Midterm, Fall 1996
There are four questions in this examination. Each is worth 25 points. The examination is 50 minutes long. It starts promptly at 11:00. You are allowed to work past 11:50 at a price of two points per minute. This provision is strictly enforced.
If you have any questions, I will be in or just outside the room.
1. According to Coase, what characterizes firms? Why aren't all transactions coordinated within firms?
2. According to the framework presented in class, when is it efficient not to pay a worker performance incentives at all? (That is, strictly on salary.)

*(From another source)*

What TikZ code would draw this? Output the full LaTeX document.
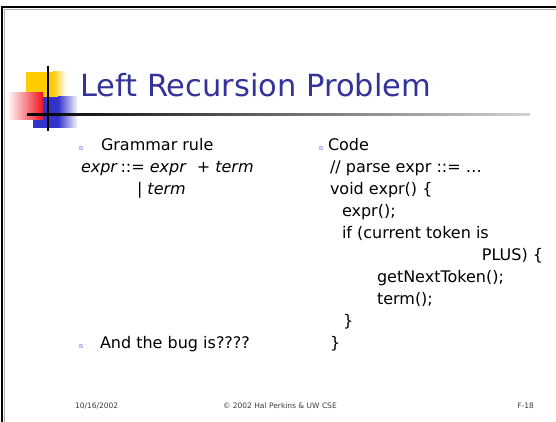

3. Trucking firms have traditionally been unable to monitor their drivers very well, particularly those operating far from their home base. In the late 1980's, the computer hardware/software firm Qualcomm began to offer trucking firms a service which permitted them to better monitor their drivers. When trucking firms subscribed to this service, a satellite antenna was installed on individual trucks. Qualcomm tracked the location and speed of the trucks from their home base in San Diego. (Much like how air traffic controllers can track planes in flight.) Trucking firms could then connect to Qualcomm's computers to check the location and ground speed of each individual truck in their fleet.
Assume that individual truck drivers' utilities are decreasing in the extent to which they are monitored and that adoption only takes place when both drivers and their firms consent. Assume also no transaction costs and no wealth effects. Suppose adoption increases the total value when considering a firm and its drivers' interests.
Would you expect adoption to take place? Why or why not? Who would you expect to most strongly favor adoption, trucking firms or truck drivers?
4. What is bounded rationality? Why does bounded rationality lead to contracts which are less than fully-contingent? What incentive problems do such contracts sometimes create?